SPFE members and community supporters rallied in 2020 to support the union’s contract campaign. (UA file photo)
The St. Paul Federation of Educators last week reached a tentative agreement on new union contracts covering about 4,000 teachers, education assistants and school professionals working in the state’s second-largest school district.
If union members and the Board of Education vote to ratify the two-year contracts, they could take effect before the district’s first day of school.
That’s a big departure from recent bargaining cycles, which take place every two years. Talks between the St. Paul Public Schools and SPFE typically extend deep into the school year and have often required assistance from a state mediator.
Educators had voted to authorize a strike in each round of talks since 2018. They went on strike for a week in 2020.
This time around, SPFE and the district committed to a robust summer bargaining schedule, meeting for full days instead of evenings. Union negotiators credited the early settlement to engagement both from rank-and-file members, who spoke to the union’s proposals during open bargaining, and from district leaders.
Erica Schatzlein, SPFE’s lead negotiator, said newly hired Superintendent Stacie Stanley and school board members – at least one of whom attended every session – set a new tone for the collective bargaining process.
Stanley’s predecessor, Joe Gothard, would “show up on the first night in a suit, stand up, give a speech and then we would not see him again typically until very close to a strike date,” Schatzlein, who has been part of the union’s negotiations team since 2012, said.
“Dr. Stanley wasn’t there all the time – we expect that she can’t be – but she was there often. In crunch time she was there pretty much the whole time, for a lot of hard discussions, and she participated. She offered some solutions. It was a very different vibe.”
Focused on dignity
Educators and the district make bargaining sessions open to the public, and SPFE took steps to turn out its members in support of their negotiators. The union provided child care, held cookouts and brought in an ice-cream truck.
SPFE also took a new approach to presenting its contract proposals, organizing members with similar interests into “bargaining action teams,” which joined the union’s elected negotiators whenever those issues were on the agenda.
Schatzlein, an English-learner teacher at Nokomis North Middle School, declined to discuss economic gains until they had been presented to union members, but she said the strategy built on the SPFE’s work over the last two decades to expand the scope of bargaining and push for the “schools St. Paul students deserve.”

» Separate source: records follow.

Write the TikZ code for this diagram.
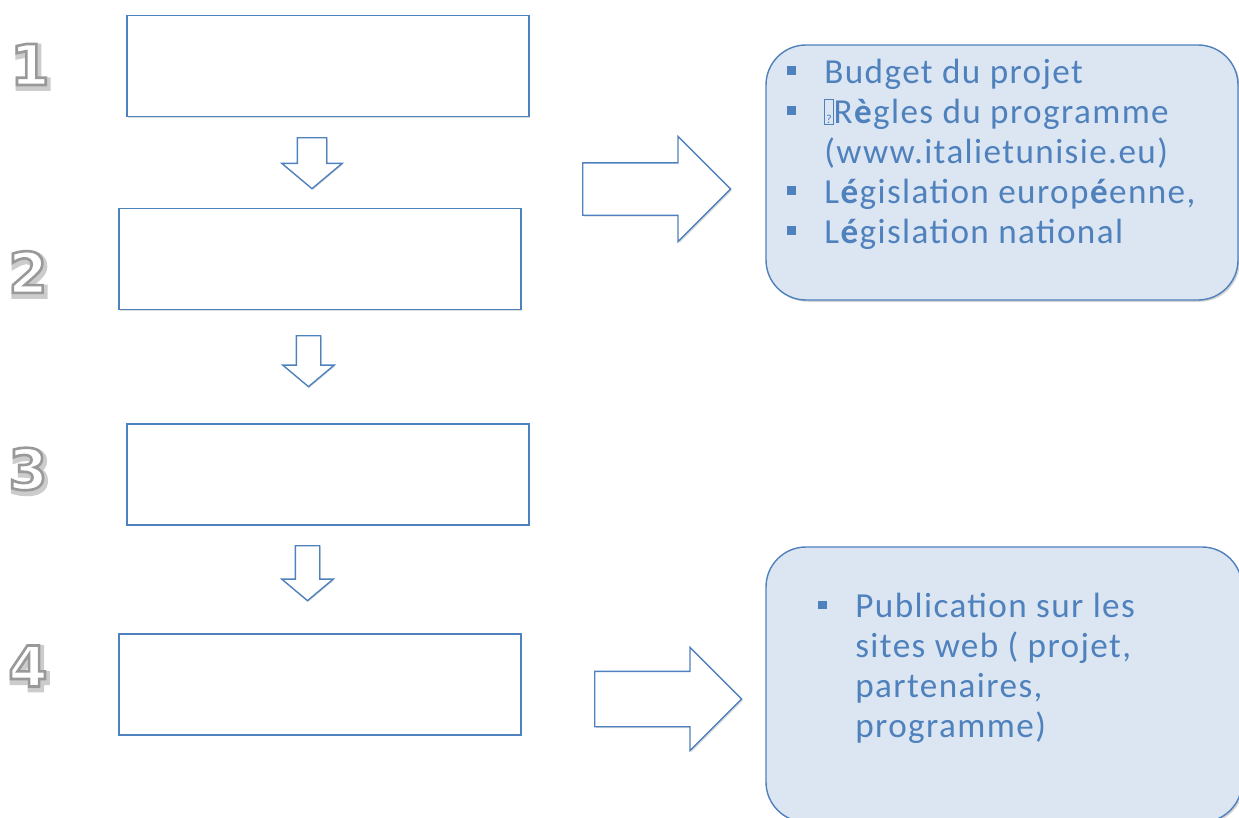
\documentclass[tikz,border=0pt]{standalone}
\usepackage{fontspec}
\setmainfont{Carlito}[LetterSpace=4]
\newfontfamily\digitfont{DejaVu Sans Bold}
\usepackage{xcolor}
\usepackage{tikz}
\usetikzlibrary{shapes.arrows,shadows,positioning}

\definecolor{offblue}{HTML}{4F81BD}
\definecolor{paleblue}{HTML}{DCE6F2}

\newcommand{\bulsq}{\makebox[0.74cm][l]{\color{offblue}\raisebox{0.17cm}{\rule{0.17cm}{0.17cm}}}}
\newcommand{\nogl}{{\fboxsep=0.6pt\fboxrule=0.4pt\fbox{\vphantom{R}\scriptsize ?}}}
% white digit, grey outline, soft shadow
\newcommand{\outlined}[1]{\special{pdf:literal direct 2 Tr 1.5 w 0.6 G}#1\special{pdf:literal direct 0 Tr}}
\newcommand{\shadowed}[1]{\special{pdf:literal direct 2 Tr 3.6 w 0.8 G}#1\special{pdf:literal direct 0 Tr}}

\begin{document}
\begin{tikzpicture}[
  stepbox/.style={rectangle, draw=offblue, line width=0.8pt, fill=white, inner sep=0pt,
    minimum width=8.04cm, minimum height=2.02cm,
    drop shadow={opacity=0.25, shadow xshift=0.8pt, shadow yshift=-0.8pt}},
  infobox/.style={rectangle, rounded corners=0.8cm, draw=offblue, line width=0.8pt, fill=paleblue,
    drop shadow={opacity=0.35, shadow xshift=1pt, shadow yshift=-1pt}},
  infotext/.style={anchor=north west, inner sep=0pt, align=left, text=offblue,
    font=\fontsize{20}{22.76}\selectfont},
  downarrow/.style={single arrow, draw=offblue, line width=0.8pt, fill=white, shape border rotate=270,
    anchor=tail, single arrow tip angle=100,
    drop shadow={opacity=0.25, shadow xshift=0.6pt, shadow yshift=-0.6pt}},
  rightarrow/.style={single arrow, draw=offblue, line width=0.8pt, fill=white,
    anchor=tail, single arrow tip angle=90,
    drop shadow={opacity=0.25, shadow xshift=0.8pt, shadow yshift=-0.8pt}},
  digit/.style={inner sep=0pt, text=white, font=\digitfont\fontsize{32}{32}\selectfont},
  digitshadow/.style={digit, text=black!22}
]
  \useasboundingbox (0,0) rectangle (24.78,-16.34);

  % step numbers
  \foreach \n/\x/\y in {1/0.60/-1.29, 2/0.56/-5.44, 3/0.56/-9.38, 4/0.56/-13.32} {
    \node[digitshadow] at ([shift={(1pt,-1.6pt)}] \x,\y) {\shadowed{\n}};
    \node[digit] (num\n) at (\x,\y) {\outlined{\n}};
  }

  % steps (left column)
  \node[stepbox] (s1) at (6.56,-1.32) {};
  \node[stepbox] (s2) at (6.40,-5.18) {};
  \node[stepbox] (s3) at (6.56,-9.49) {};
  \node[stepbox] (s4) at (6.40,-13.69) {};

  % arrows between steps
  \node[downarrow, inner sep=0.28cm, single arrow head extend=0.31cm, minimum height=1.02cm] (d1) at (6.24,-2.74) {};
  \node[downarrow, inner sep=0.23cm, single arrow head extend=0.27cm, minimum height=1.02cm] (d2) at (6.17,-6.70) {};
  \node[downarrow, inner sep=0.23cm, single arrow head extend=0.27cm, minimum height=1.10cm] (d3) at (6.15,-10.90) {};

  % arrows to the notes
  \node[rightarrow, inner sep=0.51cm, single arrow head extend=0.53cm, minimum height=2.96cm] (r1) at (11.64,-3.78) {};
  \node[rightarrow, inner sep=0.54cm, single arrow head extend=0.48cm, minimum height=2.94cm] (r2) at (11.88,-13.98) {};

  % notes
  \node[infobox, minimum width=9.44cm, minimum height=5.10cm] (n1) at (20.04,-3.45) {};
  \node[infobox, minimum width=9.52cm, minimum height=5.50cm] (n2) at (20.08,-13.69) {};

  \node[infotext] (t1) at (15.74,-1.17) {%
    \bulsq Budget du projet\\
    \bulsq \nogl R\textbf{è}gles du programme\\
    \hspace*{0.74cm}(www.italietunisie.eu)\\
    \bulsq L\textbf{é}gislation europ\textbf{é}enne,\\
    \bulsq L\textbf{é}gislation national};
  \node[infotext] (t2) at (16.36,-11.86) {%
    \bulsq Publication sur les\\
    \hspace*{0.74cm}sites web ( projet,\\
    \hspace*{0.74cm}partenaires,\\
    \hspace*{0.74cm}programme)};
\end{tikzpicture}
\end{document}
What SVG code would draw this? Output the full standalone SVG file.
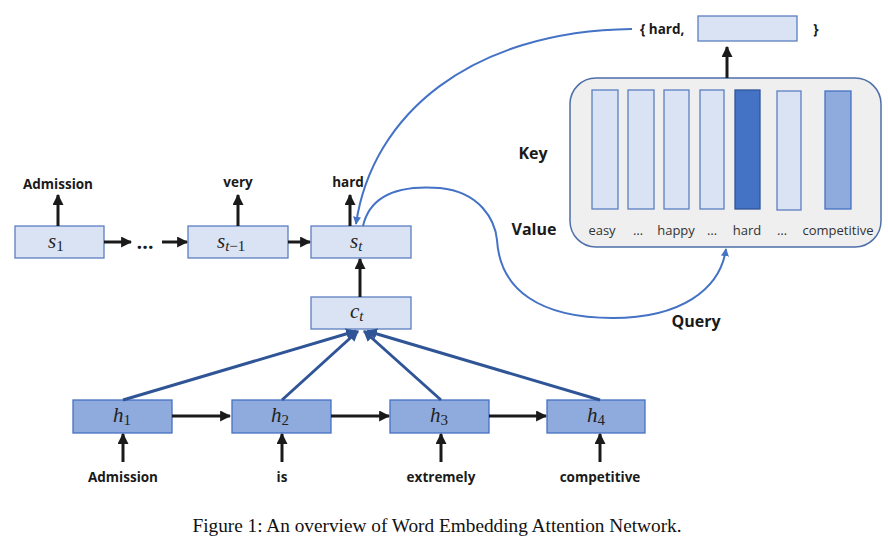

“We went into this round talking about dignity,” she said. “We’re in a political climate right now where things that would have shocked us eight years ago are happening all the time. So what do we need to do to shore up our contract language to provide dignity for our members and our students and families across the district?”
The district agreed to language that protects students’ right to be addressed by their preferred name and pronouns – and protects educators from discipline for using them. SPPS also agreed language that recommits the district to educating every student in the district, regardless of immigration status.
The new contract delivers new standards on staffing, training and beyond for educators at RiverEast, which provides therapeutic services to students in the district with acute special-education needs.
Another contract gain will give school nurses more time to complete legal paperwork and track down the authorizations they need to administer medications or other health services to students. Schatzlein said the bargaining action team of SPFE nurses was especially effective at the negotiations table.
“They came and presented the proposal and said, ‘This is what we need,’” she said. “And at the next meeting, the district’s head of Health and Wellness came to the table and actually said that’s not what nurses need.
“That’s really shocking if you think about it, to say, ‘I know better what the workers need than the workers who are doing the work.’ That’s what happens in open negotiations; those voices have been heard by all of our members in attendance. It’s really powerful.”
Rallying behind ‘Vote Yes’
By wrapping up negotiations early, SPFE and school leaders can shift more of their focus to advocating – in harmony – for the levy referendum before voters in the district this fall.
SPPS is seeking an increase to the current annual operating levy of $1,073 per student. If approved by voters, it would generate about $37.2 million per year – and stave off the same amount in cuts to staffing and programs beginning next school year, the district says.
Superintendent Stanley, in announcing the tentative agreement with SPFE, said the district is “focused on coming together as one community,” noting that includes “informing St. Paul residents about the upcoming referendum this November.”
SPFE already has endorsed the “Vote Yes” campaign.
“We did have an eye to whether, if we are all in the throes of negotiations, we were going to be able to devote the energy necessary to campaign,” Schatzlein said. “Our feeling was if the district can get its house in order to settle this sooner, then we’re going to do that as well. And I feel confident that we’re taking our members a good settlement.”